Distinct counting with a self-learning bitmap
Venue
Journal of American Statistical Association, vol. 106 (2011), 879–890
Publication Year
2011
Authors
Aiyou Chen, Jin Cao, Larry Shepp, Tuan Nguyen
BibTeX
Abstract
Counting the number of distinct elements (cardinality) in a dataset is a
fundamental problem in database management. In recent years, due to many of its
modern applications, there has been significant interest to address the distinct
counting problem in a data stream setting, where each incoming data can be seen
only once and cannot be stored for long periods of time.

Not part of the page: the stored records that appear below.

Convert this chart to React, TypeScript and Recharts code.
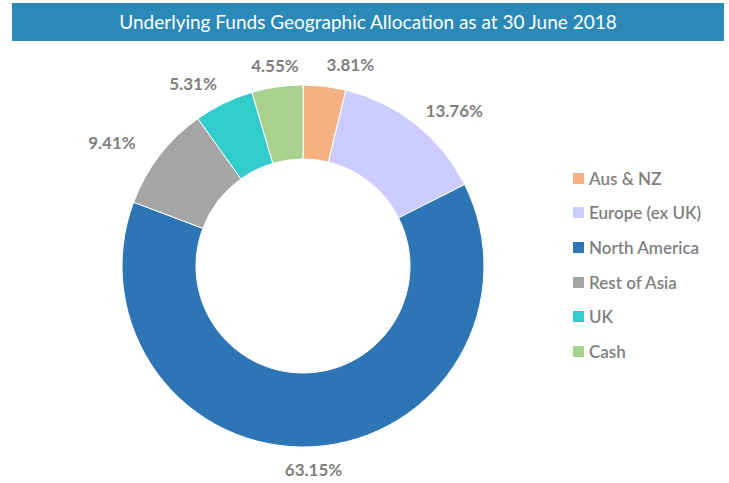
import React from "react";
import { PieChart, Pie, Cell, Legend } from "recharts";

const regions = ["Aus & NZ", "Europe (ex UK)", "North America", "Rest of Asia", "UK", "Cash"];
const shares = [3.81, 13.76, 63.15, 9.41, 5.31, 4.55];
const COLORS = ["#f4b183", "#ccccff", "#2e75b6", "#a5a5a5", "#33cccc", "#a9d18e"];

const data = regions.map((name, i) => ({ name, value: shares[i] }));

const RAD = Math.PI / 180;

function renderLabel(props: any) {
  const { cx, cy, midAngle, outerRadius, value } = props;
  const cos = Math.cos(-midAngle * RAD);
  const sin = Math.sin(-midAngle * RAD);
  const r = outerRadius + 16;
  // labels on the far left sit a bit further out in the original
  const x = cx + r * cos - Math.max(0, -cos - 0.7) * 120;
  const y = cy + r * sin;
  const anchor = cos > 0.1 ? "start" : cos < -0.15 ? "end" : "middle";
  return (
    <text
      x={x}
      y={y + 7 + sin * 6 + (cos > 0.3 ? 3 : 0)}
      textAnchor={anchor}
      fill="#7f7f7f"
      fontSize={17}
      fontWeight={700}
      fontFamily="Lato, 'Open Sans', sans-serif"
    >
      {value.toFixed(2)}%
    </text>
  );
}

function LegendList({ payload }: any) {
  const items = [...(payload || [])].sort(
    (a: any, b: any) => regions.indexOf(a.value) - regions.indexOf(b.value)
  );
  return (
    <div>
      {items.map((p: any) => (
        <div key={p.value} style={{ height: 34.6, display: "flex", alignItems: "center" }}>
          <span style={{ width: 11, height: 11, background: p.color, display: "inline-block", marginRight: 5 }} />
          <span style={{ fontSize: 17, color: "#7f7f7f", fontWeight: 600, fontFamily: "Lato, 'Open Sans', sans-serif" }}>
            {p.value}
          </span>
        </div>
      ))}
    </div>
  );
}

export default function App() {
  return (
    <div style={{ position: "absolute", left: 0, top: 0, width: 729, height: 483, background: "#fff" }}>
      <div
        style={{
          position: "absolute",
          left: 12,
          top: 3,
          width: 712,
          height: 38,
          background: "#2a89b7",
          color: "#fff",
          fontFamily: "Lato, 'Open Sans', sans-serif",
          fontSize: 19,
          lineHeight: "38px",
          textAlign: "center",
        }}
      >
        Underlying Funds Geographic Allocation as at 30 June 2018
      </div>
      <div style={{ position: "absolute", left: 0, top: 0 }}>
        <PieChart width={729} height={483} margin={{ top: 0, right: 0, bottom: 0, left: 0 }}>
          <Pie
            data={data}
            dataKey="value"
            nameKey="name"
            cx={303}
            cy={266}
            innerRadius={107}
            outerRadius={181}
            startAngle={90}
            endAngle={-270}
            stroke="#ffffff"
            strokeWidth={1}
            label={renderLabel}
            labelLine={false}
            isAnimationActive={false}
          >
            {data.map((d, i) => (
              <Cell key={d.name} fill={COLORS[i]} />
            ))}
          </Pie>
          <Legend
            layout="vertical"
            align="right"
            verticalAlign="top"
            itemSorter={null as any}
            content={<LegendList />}
            wrapperStyle={{ left: 573, top: 161, width: 150 }}
          />
        </PieChart>
      </div>
    </div>
  );
}
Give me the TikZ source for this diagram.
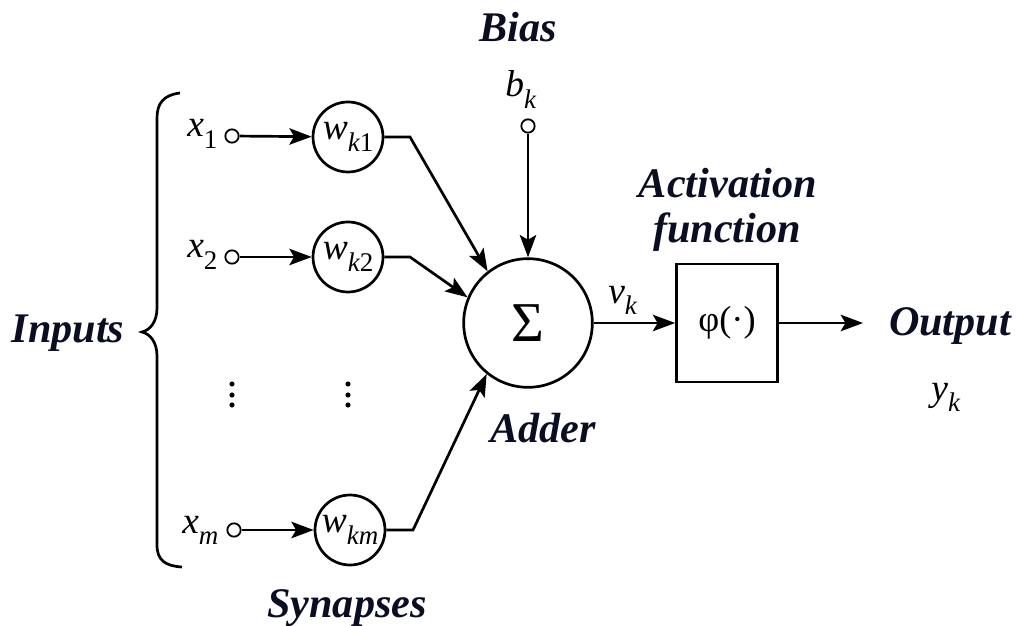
\documentclass[tikz,border=0pt]{standalone}
\usepackage{fontspec}
\setmainfont{Liberation Serif}
\usetikzlibrary{arrows.meta}
\definecolor{lab}{RGB}{10,14,34}
\newcommand\mylbl{\fontsize{36}{40}\selectfont\bfseries\itshape}
\newcommand\myvar[2]{{\fontsize{32}{34}\selectfont\itshape #1\raisebox{-0.3em}{\fontsize{23}{25}\selectfont #2}}}
\begin{document}
\begin{tikzpicture}[x=0.03cm,y=-0.03cm,line width=2.3pt,
  arr/.style={-{Stealth[length=19pt,width=14pt,inset=4pt]}},
  wn/.style={circle,draw,inner sep=0pt,minimum size=2.1cm},
  sn/.style={circle,draw,inner sep=0pt,minimum size=3.86cm,font=\fontsize{48}{52}\selectfont},
  bx/.style={rectangle,draw,inner sep=0pt,minimum width=3.03cm,minimum height=3.54cm,font=\fontsize{31}{34}\selectfont},
  term/.style={circle,draw,fill=white,line width=1.5pt,inner sep=0pt,minimum size=0.4cm},
  lbl/.style={font=\mylbl,text=lab,inner sep=0pt},
  var/.style={inner sep=0pt,anchor=base west}]
\useasboundingbox (0,0) rectangle (1018,626);

% weight circles
\node[wn] (w1) at (348,137) {\myvar{w}{k\upshape 1}};
\node[wn] (w2) at (348,257) {\myvar{w}{k\upshape 2}};
\node[wn] (wm) at (350,530) {\myvar{w}{km}};
% adder, activation
\node[sn] (sig) at (528,323) {Σ};
\node[bx] (phi) at (727,323) {φ(·)};
% terminals
\node[term] (t1) at (232,136) {};
\node[term] (t2) at (232,257) {};
\node[term] (tm) at (234,530) {};
\node[term] (tb) at (528,126) {};
% corner coordinates
\coordinate (c1) at (410,137);
\coordinate (c2) at (410,257);
\coordinate (cm) at (413,530);
\coordinate (out) at (863,323);

% connectors
\draw[arr] (t1) -- (w1);
\draw[arr] (t2) -- (w2);
\draw[arr] (tm) -- (wm);
\draw[arr] (w1) -- (c1) -- (sig.128);
\draw[arr] (w2) -- (c2) -- (sig.157);
\draw[arr] (wm) -- (cm) -- (sig.231);
\draw[arr] (tb) -- (sig.north);
\draw[arr] (sig) -- (phi);
\draw[arr] (phi) -- (out);

% brace
\draw (180,93) .. controls (163,95) and (157,104) .. (157,118) -- (157,308)
  .. controls (157,322) and (150,330) .. (142,332)
  .. controls (150,334) and (157,342) .. (157,356) -- (157,545)
  .. controls (157,560) and (165,566) .. (182,567);

% dots
\foreach \yy in {384,395,405} {
  \fill (232,\yy) circle (2.2pt);
  \fill (348,\yy) circle (2.2pt);
}

% variable labels
\node[var] (x1) at (186,137) {\myvar{x}{\upshape 1}};
\node[var] (x2) at (186,258) {\myvar{x}{\upshape 2}};
\node[var] (xm) at (181,533) {\myvar{x}{m}};
\node[var] (bk) at (504,97) {\myvar{b}{k}};
\node[var] (vk) at (607,303) {\myvar{v}{k}};
\node[var] (yk) at (930,400) {\myvar{y}{k}};

% text labels
\node[lbl,anchor=base] (inputs) at (68,342) {Inputs};
\node[lbl,anchor=base] (bias) at (518,42) {Bias};
\node[lbl,anchor=base] (act) at (728,198) {Activation};
\node[lbl,anchor=base] (fun) at (727,243) {function};
\node[lbl,anchor=base] (outp) at (950,335) {Output};
\node[lbl,anchor=base] (adder) at (543,442) {Adder};
\node[lbl,anchor=base] (syn) at (347,617) {Synapses};
\end{tikzpicture}
\end{document}
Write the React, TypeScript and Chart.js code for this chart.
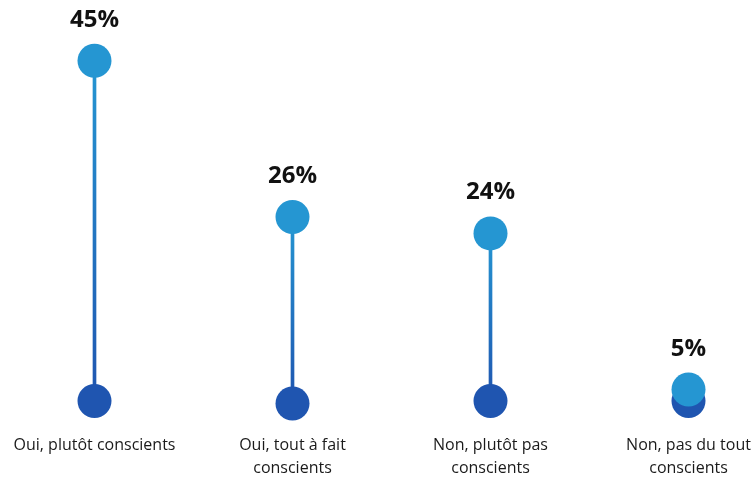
import React, { useEffect, useRef } from "react";
import { Chart, registerables } from "chart.js";

Chart.register(...registerables);

const categories: string[][] = [
  ["Oui, plutôt conscients"],
  ["Oui, tout à fait", "conscients"],
  ["Non, plutôt pas", "conscients"],
  ["Non, pas du tout", "conscients"],
];
const topValues: number[] = [45, 26, 24, 5];
const baseValues: number[] = [3.6, 3.3, 3.6, 3.6];
const valueLabels: string[] = ["45%", "26%", "24%", "5%"];

const LIGHT = "#2596D2";
const DARK = "#1F55B0";
const FONT = "'Open Sans', sans-serif";

export default function App() {
  const ref = useRef<HTMLCanvasElement | null>(null);

  useEffect(() => {
    if (!ref.current) return;

    const labelPlugin = {
      id: "valueLabels",
      afterDatasetsDraw(chart: any) {
        const meta = chart.getDatasetMeta(0);
        const ctx = chart.ctx;
        ctx.save();
        ctx.font = `bold 24px ${FONT}`;
        ctx.fillStyle = "#111111";
        ctx.textAlign = "center";
        ctx.textBaseline = "alphabetic";
        meta.data.forEach((el: any, i: number) => {
          ctx.fillText(valueLabels[i], el.x, el.y - 34);
        });
        ctx.restore();
      },
    };

    const stickColor = (c: any) => {
      const chart = c.chart;
      const y = chart.scales?.y;
      if (!y || c.dataIndex === undefined || !chart.chartArea) return LIGHT;
      const y0 = y.getPixelForValue(topValues[c.dataIndex]);
      const y1 = y.getPixelForValue(baseValues[c.dataIndex]);
      if (!isFinite(y0) || !isFinite(y1) || y0 === y1) return LIGHT;
      const g = chart.ctx.createLinearGradient(0, y0, 0, y1);
      g.addColorStop(0, LIGHT);
      g.addColorStop(1, DARK);
      return g;
    };

    const chart = new Chart(ref.current, {
      type: "bar",
      data: {
        labels: categories as any,
        datasets: [
          {
            type: "line",
            data: topValues,
            showLine: false,
            clip: false,
            pointRadius: 17,
            pointHoverRadius: 17,
            pointBackgroundColor: LIGHT,
            pointBorderWidth: 0,
            borderColor: LIGHT,
          } as any,
          {
            type: "line",
            data: baseValues,
            showLine: false,
            clip: false,
            pointRadius: 17,
            pointHoverRadius: 17,
            pointBackgroundColor: DARK,
            pointBorderWidth: 0,
            borderColor: DARK,
          } as any,
          {
            type: "bar",
            data: topValues.map((v, i) => [baseValues[i], v]) as any,
            backgroundColor: stickColor,
            barThickness: 3,
            borderWidth: 0,
            clip: false,
          } as any,
        ],
      },
      options: {
        responsive: false,
        animation: false,
        layout: { autoPadding: false, padding: { left: 94.5, right: 67.5, top: 0, bottom: 0 } },
        plugins: {
          legend: { display: false },
          tooltip: { enabled: false },
        },
        scales: {
          x: {
            offset: false,
            grid: { display: false, drawTicks: false },
            border: { display: false },
            ticks: {
              color: "#1a1a1a",
              font: { family: FONT, size: 16, lineHeight: 1.45 },
              padding: 3,
              maxRotation: 0,
              autoSkip: false,
            },
          },
          y: {
            display: false,
            min: 0,
            max: 52.4,
          },
        },
      },
      plugins: [labelPlugin],
    });

    return () => chart.destroy();
  }, []);

  return (
    <div style={{ position: "fixed", left: 0, top: 0, width: 756, height: 478, background: "#fff", overflow: "hidden" }}>
      <canvas ref={ref} width={756} height={483} style={{ display: "block" }} />
    </div>
  );
}
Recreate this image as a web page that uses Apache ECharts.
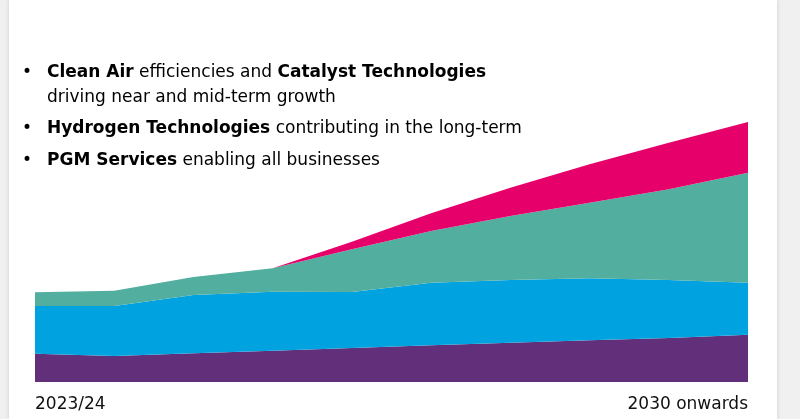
<!DOCTYPE html>
<html><head><meta charset="utf-8">
<script src="https://cdn.jsdelivr.net/npm/echarts@6/dist/echarts.min.js"></script>
<style>
html,body{margin:0;padding:0;background:#f0f0f0;}
#card{position:absolute;left:9px;top:0;width:768px;height:419px;background:#fff;box-shadow:0 0 4px rgba(0,0,0,0.15);}
#c{position:absolute;left:0;top:0;width:800px;height:419px;}
</style></head>
<body><div id="card"></div><div id="c"></div>
<script>
const categories = ['2023/24','','','','','','','','','2030 onwards'];
const pgmServices = [28.3,26,28.7,31.3,34,36.7,39.3,41.7,44,47.3];
const cleanAir = [47.7,50,58.3,59,56,62.6,62.7,62,58,52];
const catalystTech = [13.7,15.3,18,23.4,42.7,51.7,64,75.6,90.7,110];
const hydrogenTech = [0,0,0,0,7.6,17.7,28.3,38.4,46.6,50.7];
const seriesNames = ['PGM Services','Clean Air','Catalyst Technologies','Hydrogen Technologies'];
const colors = ['#62307b','#00a3e0','#52ae9f','#e5006a'];
const data = [pgmServices, cleanAir, catalystTech, hydrogenTech];

const chart = echarts.init(document.getElementById('c'));
const font = 'DejaVu Sans';
const rich = {b:{fontFamily:font,fontWeight:'bold',fontSize:17,color:'#111'},n:{fontFamily:font,fontSize:17,color:'#111'}};
function txt(x,y,t){return {type:'text',left:x,top:y,style:{text:t,rich:rich,font:'17px DejaVu Sans'}};}
chart.setOption({
  animation:false,
  grid:{left:35,right:52,top:110,bottom:37},
  xAxis:{type:'category',boundaryGap:false,data:categories,
    axisLine:{show:false},axisTick:{show:false},
    axisLabel:{interval:0,fontFamily:font,fontSize:17,color:'#111',margin:14,alignMinLabel:'left',alignMaxLabel:'right'}},
  yAxis:{type:'value',min:0,max:272,show:false},
  graphic:[
    txt(22,64,'{n|•}'), txt(47,64,'{b|Clean Air}{n| efficiencies and }{b|Catalyst Technologies}'),
    txt(47,89,'{n|driving near and mid-term growth}'),
    txt(22,120,'{n|•}'), txt(47,120,'{b|Hydrogen Technologies}{n| contributing in the long-term}'),
    txt(22,152,'{n|•}'), txt(47,152,'{b|PGM Services}{n| enabling all businesses}')
  ],
  series:data.map((d,i)=>({name:seriesNames[i],type:'line',stack:'t',data:d,symbol:'none',
    lineStyle:{width:0},areaStyle:{color:colors[i],opacity:1},itemStyle:{color:colors[i]}}))
});
</script></body></html>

Many probabilistic
approaches based on either sampling or sketching have been proposed in the computer
science literature, that only require limited computing and memory resources.
However, the performances of these methods are not scale invariant, in the sense
that their relative root mean square estimation errors (RRMSE) depend on the
unknown cardinalities. This is not desirable in many applications where
cardinalities can be very dynamic or inhomogeneous and many cardinalities need to
be estimated. In this article, we develop a novel approach, called self-learning
bitmap (S-bitmap) that is scale invariant for cardinalities in a specified range.
S-bitmap uses a binary vector whose entries are updated from 0 to 1 by an adaptive
sampling process for inferring the unknown cardinality, where the sampling rates
are reduced sequentially as more and more entries change from 0 to 1. We prove
rigorously that the S-bitmap estimate is not only unbiased but scale invariant. We
demonstrate that to achieve a small RRMSE value of ε or less, our approach requires
significantly less memory and consumes similar or less operations than
state-of-the-art methods for many common practice cardinality scales. Both
simulation and experimental studies are reported.